◆ **Given request**:
Your task is to output the listing word for word, with pictures excluded.

▬▬▬▬▬▬▬▬▬▬

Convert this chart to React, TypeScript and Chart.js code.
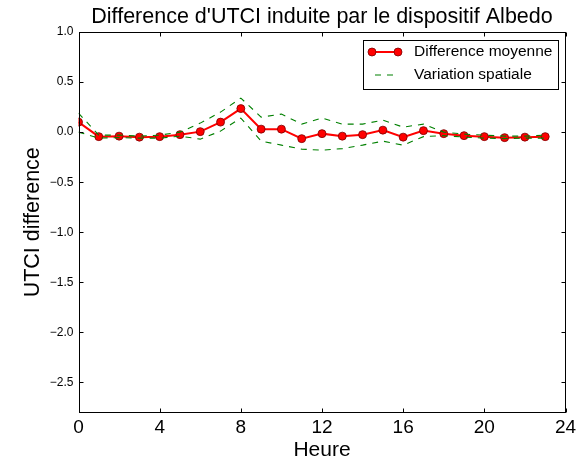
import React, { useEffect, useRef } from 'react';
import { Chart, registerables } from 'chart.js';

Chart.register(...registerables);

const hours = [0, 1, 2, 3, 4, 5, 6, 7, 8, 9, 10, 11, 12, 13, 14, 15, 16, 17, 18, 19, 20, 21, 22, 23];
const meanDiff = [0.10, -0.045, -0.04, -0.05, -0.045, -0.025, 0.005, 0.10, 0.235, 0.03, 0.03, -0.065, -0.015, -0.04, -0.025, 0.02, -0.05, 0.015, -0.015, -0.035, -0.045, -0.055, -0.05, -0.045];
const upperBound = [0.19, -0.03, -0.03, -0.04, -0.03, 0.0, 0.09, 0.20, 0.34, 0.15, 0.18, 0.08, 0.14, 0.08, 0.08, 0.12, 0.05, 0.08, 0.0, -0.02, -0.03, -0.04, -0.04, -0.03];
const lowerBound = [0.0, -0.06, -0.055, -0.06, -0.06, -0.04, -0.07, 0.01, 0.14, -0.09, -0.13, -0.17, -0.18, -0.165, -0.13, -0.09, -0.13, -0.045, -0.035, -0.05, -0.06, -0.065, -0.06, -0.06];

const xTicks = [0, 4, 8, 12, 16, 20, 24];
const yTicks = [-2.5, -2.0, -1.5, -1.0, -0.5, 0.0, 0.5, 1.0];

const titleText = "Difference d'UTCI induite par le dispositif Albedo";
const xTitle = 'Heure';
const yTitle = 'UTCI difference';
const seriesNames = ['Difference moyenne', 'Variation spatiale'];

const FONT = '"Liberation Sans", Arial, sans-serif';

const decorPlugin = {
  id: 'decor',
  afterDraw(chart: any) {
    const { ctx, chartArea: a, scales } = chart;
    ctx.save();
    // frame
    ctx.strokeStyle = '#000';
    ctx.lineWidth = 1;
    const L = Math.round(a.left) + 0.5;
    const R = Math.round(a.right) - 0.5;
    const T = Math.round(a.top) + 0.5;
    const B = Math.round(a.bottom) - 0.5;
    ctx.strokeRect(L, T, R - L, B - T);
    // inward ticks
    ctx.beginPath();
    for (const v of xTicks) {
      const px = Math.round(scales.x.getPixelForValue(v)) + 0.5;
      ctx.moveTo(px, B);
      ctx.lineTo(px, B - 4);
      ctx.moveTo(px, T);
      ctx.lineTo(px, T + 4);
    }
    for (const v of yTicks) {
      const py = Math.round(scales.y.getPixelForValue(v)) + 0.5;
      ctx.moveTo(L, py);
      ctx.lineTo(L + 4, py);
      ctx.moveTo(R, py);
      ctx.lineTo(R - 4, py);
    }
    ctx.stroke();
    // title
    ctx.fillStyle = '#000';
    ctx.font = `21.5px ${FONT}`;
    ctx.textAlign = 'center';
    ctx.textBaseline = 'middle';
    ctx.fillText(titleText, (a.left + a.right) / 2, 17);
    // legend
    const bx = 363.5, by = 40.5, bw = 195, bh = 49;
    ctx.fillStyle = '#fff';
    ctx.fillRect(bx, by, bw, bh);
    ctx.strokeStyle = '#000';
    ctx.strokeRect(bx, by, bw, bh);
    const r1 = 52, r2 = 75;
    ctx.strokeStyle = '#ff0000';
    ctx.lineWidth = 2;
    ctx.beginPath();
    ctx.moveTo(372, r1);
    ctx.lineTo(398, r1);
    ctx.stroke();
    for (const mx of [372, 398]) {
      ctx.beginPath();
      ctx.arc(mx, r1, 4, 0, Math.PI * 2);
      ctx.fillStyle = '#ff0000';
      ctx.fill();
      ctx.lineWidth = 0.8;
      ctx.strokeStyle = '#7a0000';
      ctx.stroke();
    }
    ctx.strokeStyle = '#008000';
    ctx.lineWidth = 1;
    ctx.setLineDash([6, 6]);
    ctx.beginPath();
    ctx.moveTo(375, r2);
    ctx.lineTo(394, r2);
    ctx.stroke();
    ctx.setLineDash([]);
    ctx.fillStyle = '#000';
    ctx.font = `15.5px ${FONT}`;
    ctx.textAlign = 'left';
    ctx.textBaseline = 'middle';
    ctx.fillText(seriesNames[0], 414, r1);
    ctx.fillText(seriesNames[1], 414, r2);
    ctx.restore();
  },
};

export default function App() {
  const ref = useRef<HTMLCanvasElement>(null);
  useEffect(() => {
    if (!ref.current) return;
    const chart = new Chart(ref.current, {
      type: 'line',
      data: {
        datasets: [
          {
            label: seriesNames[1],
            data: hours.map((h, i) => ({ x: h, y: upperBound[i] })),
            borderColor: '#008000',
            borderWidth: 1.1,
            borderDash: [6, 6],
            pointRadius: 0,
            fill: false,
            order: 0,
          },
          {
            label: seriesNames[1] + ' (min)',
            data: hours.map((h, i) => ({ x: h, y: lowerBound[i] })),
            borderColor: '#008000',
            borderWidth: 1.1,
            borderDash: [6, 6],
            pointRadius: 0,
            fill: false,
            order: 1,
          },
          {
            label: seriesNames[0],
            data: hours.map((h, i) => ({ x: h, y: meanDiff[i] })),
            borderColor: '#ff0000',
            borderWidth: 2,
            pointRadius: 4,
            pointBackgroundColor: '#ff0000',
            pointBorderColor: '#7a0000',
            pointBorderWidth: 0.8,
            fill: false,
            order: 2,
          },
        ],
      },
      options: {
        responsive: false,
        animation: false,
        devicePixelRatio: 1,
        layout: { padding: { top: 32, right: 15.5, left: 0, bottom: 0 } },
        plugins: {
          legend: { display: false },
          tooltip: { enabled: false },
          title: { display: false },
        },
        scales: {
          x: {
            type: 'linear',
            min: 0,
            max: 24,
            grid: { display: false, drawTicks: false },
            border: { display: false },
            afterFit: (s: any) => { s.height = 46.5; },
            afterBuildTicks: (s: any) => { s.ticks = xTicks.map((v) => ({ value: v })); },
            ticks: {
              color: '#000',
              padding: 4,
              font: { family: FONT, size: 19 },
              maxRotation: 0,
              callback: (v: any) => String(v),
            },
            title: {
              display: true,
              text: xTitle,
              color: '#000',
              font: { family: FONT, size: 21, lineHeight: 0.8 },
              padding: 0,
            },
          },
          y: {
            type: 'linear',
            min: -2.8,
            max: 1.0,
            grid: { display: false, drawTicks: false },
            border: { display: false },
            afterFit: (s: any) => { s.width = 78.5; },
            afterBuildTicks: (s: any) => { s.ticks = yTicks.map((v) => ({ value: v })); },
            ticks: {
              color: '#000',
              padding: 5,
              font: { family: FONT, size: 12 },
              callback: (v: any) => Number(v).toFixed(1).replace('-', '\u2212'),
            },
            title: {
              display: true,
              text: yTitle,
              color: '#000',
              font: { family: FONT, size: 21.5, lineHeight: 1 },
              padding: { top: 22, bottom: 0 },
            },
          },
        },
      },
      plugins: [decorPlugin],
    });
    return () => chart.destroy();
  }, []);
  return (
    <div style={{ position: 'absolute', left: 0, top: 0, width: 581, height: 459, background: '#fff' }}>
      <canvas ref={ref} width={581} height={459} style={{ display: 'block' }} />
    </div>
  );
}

▬▬▬▬▬▬▬▬▬▬

◆ **Written answer**:
Convert this chart to React, TypeScript and Chart.js code.
import React, { useEffect, useRef } from 'react';
import { Chart, registerables } from 'chart.js';

Chart.register(...registerables);

const hours = [0, 1, 2, 3, 4, 5, 6, 7, 8, 9, 10, 11, 12, 13, 14, 15, 16, 17, 18, 19, 20, 21, 22, 23];
const meanDiff = [0.10, -0.045, -0.04, -0.05, -0.045, -0.025, 0.005, 0.10, 0.235, 0.03, 0.03, -0.065, -0.015, -0.04, -0.025, 0.02, -0.05, 0.015, -0.015, -0.035, -0.045, -0.055, -0.05, -0.045];
const upperBound = [0.19, -0.03, -0.03, -0.04, -0.03, 0.0, 0.09, 0.20, 0.34, 0.15, 0.18, 0.08, 0.14, 0.08, 0.08, 0.12, 0.05, 0.08, 0.0, -0.02, -0.03, -0.04, -0.04, -0.03];
const lowerBound = [0.0, -0.06, -0.055, -0.06, -0.06, -0.04, -0.07, 0.01, 0.14, -0.09, -0.13, -0.17, -0.18, -0.165, -0.13, -0.09, -0.13, -0.045, -0.035, -0.05, -0.06, -0.065, -0.06, -0.06];

const xTicks = [0, 4, 8, 12, 16, 20, 24];
const yTicks = [-2.5, -2.0, -1.5, -1.0, -0.5, 0.0, 0.5, 1.0];

const titleText = "Difference d'UTCI induite par le dispositif Albedo";
const xTitle = 'Heure';
const yTitle = 'UTCI difference';
const seriesNames = ['Difference moyenne', 'Variation spatiale'];

const FONT = '"Liberation Sans", Arial, sans-serif';

const decorPlugin = {
  id: 'decor',
  afterDraw(chart: any) {
    const { ctx, chartArea: a, scales } = chart;
    ctx.save();
    // frame
    ctx.strokeStyle = '#000';
    ctx.lineWidth = 1;
    const L = Math.round(a.left) + 0.5;
    const R = Math.round(a.right) - 0.5;
    const T = Math.round(a.top) + 0.5;
    const B = Math.round(a.bottom) - 0.5;
    ctx.strokeRect(L, T, R - L, B - T);
    // inward ticks
    ctx.beginPath();
    for (const v of xTicks) {
      const px = Math.round(scales.x.getPixelForValue(v)) + 0.5;
      ctx.moveTo(px, B);
      ctx.lineTo(px, B - 4);
      ctx.moveTo(px, T);
      ctx.lineTo(px, T + 4);
    }
    for (const v of yTicks) {
      const py = Math.round(scales.y.getPixelForValue(v)) + 0.5;
      ctx.moveTo(L, py);
      ctx.lineTo(L + 4, py);
      ctx.moveTo(R, py);
      ctx.lineTo(R - 4, py);
    }
    ctx.stroke();
    // title
    ctx.fillStyle = '#000';
    ctx.font = `21.5px ${FONT}`;
    ctx.textAlign = 'center';
    ctx.textBaseline = 'middle';
    ctx.fillText(titleText, (a.left + a.right) / 2, 17);
    // legend
    const bx = 363.5, by = 40.5, bw = 195, bh = 49;
    ctx.fillStyle = '#fff';
    ctx.fillRect(bx, by, bw, bh);
    ctx.strokeStyle = '#000';
    ctx.strokeRect(bx, by, bw, bh);
    const r1 = 52, r2 = 75;
    ctx.strokeStyle = '#ff0000';
    ctx.lineWidth = 2;
    ctx.beginPath();
    ctx.moveTo(372, r1);
    ctx.lineTo(398, r1);
    ctx.stroke();
    for (const mx of [372, 398]) {
      ctx.beginPath();
      ctx.arc(mx, r1, 4, 0, Math.PI * 2);
      ctx.fillStyle = '#ff0000';
      ctx.fill();
      ctx.lineWidth = 0.8;
      ctx.strokeStyle = '#7a0000';
      ctx.stroke();
    }
    ctx.strokeStyle = '#008000';
    ctx.lineWidth = 1;
    ctx.setLineDash([6, 6]);
    ctx.beginPath();
    ctx.moveTo(375, r2);
    ctx.lineTo(394, r2);
    ctx.stroke();
    ctx.setLineDash([]);
    ctx.fillStyle = '#000';
    ctx.font = `15.5px ${FONT}`;
    ctx.textAlign = 'left';
    ctx.textBaseline = 'middle';
    ctx.fillText(seriesNames[0], 414, r1);
    ctx.fillText(seriesNames[1], 414, r2);
    ctx.restore();
  },
};

export default function App() {
  const ref = useRef<HTMLCanvasElement>(null);
  useEffect(() => {
    if (!ref.current) return;
    const chart = new Chart(ref.current, {
      type: 'line',
      data: {
        datasets: [
          {
            label: seriesNames[1],
            data: hours.map((h, i) => ({ x: h, y: upperBound[i] })),
            borderColor: '#008000',
            borderWidth: 1.1,
            borderDash: [6, 6],
            pointRadius: 0,
            fill: false,
            order: 0,
          },
          {
            label: seriesNames[1] + ' (min)',
            data: hours.map((h, i) => ({ x: h, y: lowerBound[i] })),
            borderColor: '#008000',
            borderWidth: 1.1,
            borderDash: [6, 6],
            pointRadius: 0,
            fill: false,
            order: 1,
          },
          {
            label: seriesNames[0],
            data: hours.map((h, i) => ({ x: h, y: meanDiff[i] })),
            borderColor: '#ff0000',
            borderWidth: 2,
            pointRadius: 4,
            pointBackgroundColor: '#ff0000',
            pointBorderColor: '#7a0000',
            pointBorderWidth: 0.8,
            fill: false,
            order: 2,
          },
        ],
      },
      options: {
        responsive: false,
        animation: false,
        devicePixelRatio: 1,
        layout: { padding: { top: 32, right: 15.5, left: 0, bottom: 0 } },
        plugins: {
          legend: { display: false },
          tooltip: { enabled: false },
          title: { display: false },
        },
        scales: {
          x: {
            type: 'linear',
            min: 0,
            max: 24,
            grid: { display: false, drawTicks: false },
            border: { display: false },
            afterFit: (s: any) => { s.height = 46.5; },
            afterBuildTicks: (s: any) => { s.ticks = xTicks.map((v) => ({ value: v })); },
            ticks: {
              color: '#000',
              padding: 4,
              font: { family: FONT, size: 19 },
              maxRotation: 0,
              callback: (v: any) => String(v),
            },
            title: {
              display: true,
              text: xTitle,
              color: '#000',
              font: { family: FONT, size: 21, lineHeight: 0.8 },
              padding: 0,
            },
          },
          y: {
            type: 'linear',
            min: -2.8,
            max: 1.0,
            grid: { display: false, drawTicks: false },
            border: { display: false },
            afterFit: (s: any) => { s.width = 78.5; },
            afterBuildTicks: (s: any) => { s.ticks = yTicks.map((v) => ({ value: v })); },
            ticks: {
              color: '#000',
              padding: 5,
              font: { family: FONT, size: 12 },
              callback: (v: any) => Number(v).toFixed(1).replace('-', '\u2212'),
            },
            title: {
              display: true,
              text: yTitle,
              color: '#000',
              font: { family: FONT, size: 21.5, lineHeight: 1 },
              padding: { top: 22, bottom: 0 },
            },
          },
        },
      },
      plugins: [decorPlugin],
    });
    return () => chart.destroy();
  }, []);
  return (
    <div style={{ position: 'absolute', left: 0, top: 0, width: 581, height: 459, background: '#fff' }}>
      <canvas ref={ref} width={581} height={459} style={{ display: 'block' }} />
    </div>
  );
}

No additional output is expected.